Kunst im Vorbeifahren

by Kristin Schmidt

Im Palais Bleu ist die achte Folge der Ausstellungsreihe LeLieu zu sehen. Die St. Galler Kuratorin Maren Brauner hat Künstlerin Angela Werlen eingeladen, Arbeiten für das Haus zu entwickeln.

Alltag und Ausstellungen haben Spuren hinterlassen. Wohin das Auge blickt, entdeckt es im Palais Bleu in Trogen Sehenswertes, Überraschendes, Anheimelndes. Die Bordüre im Treppenhaus, ein schablonierter Schriftzug an der Wand, ein Fotofries über den Plättli, historische Leuchter oder auch nur ein alter Türgriff – alles zeugt von der 135jährigen Geschichte des Hauses als Spital und Pflegeheim und seiner Gegenwart als Kunst- und Kulturort. Gar nicht so einfach, da noch einen Raum für Interventionen zu finden. Doch es ist wieder einmal gelungen.

Gastkuratorin Maren Brauner und Künstlerin Angela Werlen haben das Palais Bleu besucht, untersucht und in der Vertikalen den geeigneten Platz für Werlens Erzählung geortet. Die Künstlerin aus Ferden im Lötschental hatte einige Zeit zuvor für acht Tage im Haus gewohnt und dort gearbeitet. Eigentlich war sie mit dem Ziel gekommen, sich seiner Spitalvergangenheit zu widmen. Doch dann kam es anders. Zwar faszinierte Werlen das Innere des Hauses, doch es liess sich nicht bannen. Stattdessen zog es sie hinaus: Auf langen Wanderungen entdeckte sie die Umgebung. Werlen ist weggegangen und wieder gekommen. Sie hat sich dem Haus von aussen angenähert, hat Dinge aus der Natur mitgebracht und mit denjenigen des Hauses verwoben.

Oft lagen Vogelfedern auf Werlens Weg und so war bald ein übergeordnetes Thema gefunden, dass auch eine wunderbare Analogie zum Aufenthalt der Künstlerin darstellte. Sie hatte sich im Haus einen eigenen Arbeitsort geschaffen, sich ein Nest gebaut.

Vögel sind nun das wiederkehrende Motiv in den Zeichnungen, Collagen und Fotografien der Künstlerin. Es gibt Blätter mit Schattenrissen fliegender Vögel, eine Detailzeichnung eines gespreizten Flügels, ein Foto eines ziehenden Schwarms oder eine kleine auf das Papier geklebte Feder. Diese Bilder mischen sich mit ungegenständlichen Darstellungen wie zittrigen Kreisen auf Transparentpapier, kleinen Punkten oder Mustern. Mit Frottagen hat Werlen die Strukturen alter Vorhangstoffe des Spitals festgehalten. Sie hat Ornamente der Bordüren in Stickerei übersetzt und runde Formen aus gelbem Papier geschnitten. Sie korrespondieren mit einer getrockneten gelben Mohnblume.

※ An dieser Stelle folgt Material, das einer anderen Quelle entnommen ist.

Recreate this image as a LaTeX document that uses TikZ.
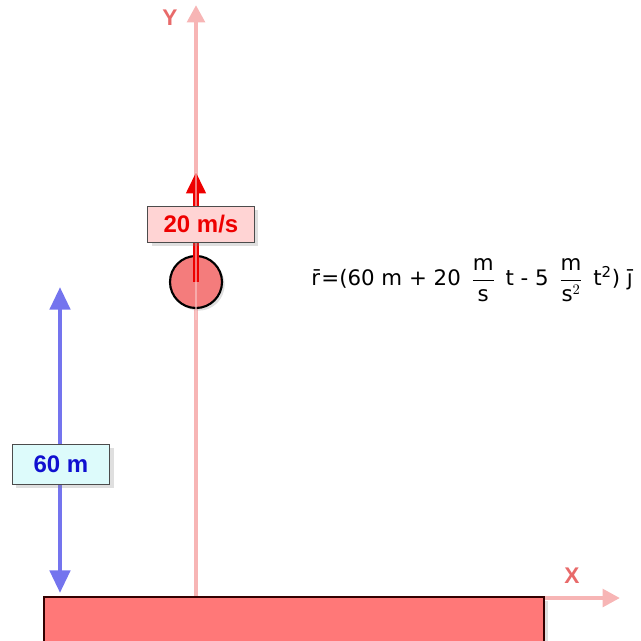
\documentclass[tikz,border=0pt]{standalone}
\usepackage{fontspec}
\usepackage{amsmath}
\setmainfont{DejaVu Sans}
\newfontfamily\lblfont{Liberation Sans}
\usetikzlibrary{arrows.meta,shadows}
\definecolor{axiscol}{HTML}{F7B5B5}
\definecolor{axislbl}{HTML}{E86A6A}
\definecolor{groundfill}{HTML}{FF7878}
\definecolor{ballfill}{HTML}{F47C7C}
\definecolor{velcol}{HTML}{EE0000}
\definecolor{velbox}{HTML}{FFD4D4}
\definecolor{distcol}{HTML}{7474EE}
\definecolor{distbox}{HTML}{DDFBFB}
\definecolor{disttext}{HTML}{1010D0}
\tikzset{
  axisline/.style={axiscol,line width=3.5pt,-{Triangle[width=13pt,length=13pt]}},
  axislabel/.style={text=axislbl,font=\lblfont\bfseries\fontsize{17}{19}\selectfont},
  labelbox/.style={draw=black!70,line width=0.7pt,inner xsep=6pt,inner ysep=3pt,minimum height=27pt,
     font=\lblfont\bfseries\fontsize{18}{20}\selectfont,
     drop shadow={opacity=0.25,shadow xshift=3pt,shadow yshift=-3pt}},
}
\begin{document}
\begin{tikzpicture}[x=0.75pt,y=-0.75pt]
\useasboundingbox (0,0) rectangle (641,640);
% axes
\coordinate (origin) at (196,598);
\coordinate (ytip) at (196,5);
\coordinate (xtip) at (620,598);
\draw[axisline] (origin) -- (ytip);
\draw[axisline] (origin) -- (xtip);
\node[axislabel] (ylbl) at (170,18) {Y};
\node[axislabel] (xlbl) at (572,576) {X};
% ground
\node[draw=black!80!red,line width=1.2pt,fill=groundfill,minimum width=375pt,minimum height=40pt,inner sep=0pt,anchor=north west,
  drop shadow={opacity=0.25,shadow xshift=3pt,shadow yshift=-3pt}] (ground) at (43,596) {};
% ball
\node[circle,draw=black,line width=1.6pt,fill=ballfill,minimum size=39pt,inner sep=0pt,
  drop shadow={opacity=0.25,shadow xshift=2pt,shadow yshift=-2pt}] (ball) at (196,282) {};
\coordinate (velend) at (196,172);
\draw[velcol,line width=3.8pt,-{Triangle[width=14pt,length=16pt]}] (ball.center) -- (velend);
\draw[axiscol!70,line width=2pt,opacity=0.6] (196,172) -- (196,320);
\node[labelbox,fill=velbox,text=velcol,minimum width=80pt] (vlbl) at (201,224) {20 m/s};
% distance
\coordinate (dtop) at (60,287);
\coordinate (dbot) at (60,593);
\draw[distcol,line width=3.5pt,{Triangle[width=15pt,length=17pt]}-{Triangle[width=15pt,length=17pt]}] (dtop) -- (dbot);
\node[labelbox,fill=distbox,text=disttext,minimum width=73pt,minimum height=30pt] (dlbl) at (61,464) {60 m};
% equation
\node[anchor=west,font=\fontsize{16}{18}\selectfont,inner sep=0pt] (eq) at (311,280)
 {r̄\kern1pt=(60 m + 20 \,$\dfrac{\text{m}}{\text{s}}$\, t - 5 \,$\dfrac{\text{m}}{\text{s}^{2}}$\, t\textsuperscript{2}) j̄};
\end{tikzpicture}
\end{document}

All dies kommt nicht gleichzeitig in den Blick. Denn wer sich auf die Suche nach der achten Ausstellung der Reihe LeLieu macht, wird nicht so leicht fündig. Ein Grossteil der Blätter ist im alten Spitalaufzug präsentiert. Er besitzt an der Rückseite keine Tür und gleitet somit an der Wand des Gebäudes entlang. Hier nun haben Maren Brauner und Angela Werlen die Papierarbeiten platziert. Zudem hat die Künstlerin eine Zeichnung direkt auf dem Putz realisiert. Sie zeigt die Steinstufen des Treppenhauses im Querschnitt.

Der Betrachter sieht die Kunst während des Auf- und Abfahrens und beim Halt auf den Stockwerken. Bei längerem Aufenthalt löscht sich automatisch das Licht und holt einen so aus Werlens Bilderwelt zurück. Der Ort und die Kunst interagieren hier ebenso wie an anderen Plätzen der Ausstellung. An eine Tür im Untergeschoss etwa hängte Werlen testhalber drei Blätter mit schwarzen Kreisen und Punkten. Sie passten so perfekt zu einer Reihe kreisrunder Bohrungen, dass sie übersehen wurden und nun selbstverständlich bleiben dürfen.

Werlen spielt mit dem, was ist, und dem, was sie dazu gibt. Gelungen ist dies auch mit einem wuchernden Gebilde aus kleinen Papierpyramiden. Wie Waben oder Stalaktiten breiten sich die weissen Faltungen unterhalb der Treppe aus – unscheinbar, hartnäckig und vielleicht für immer. Dies wäre dann eine weitere Spur im geschichtenreichen Haus.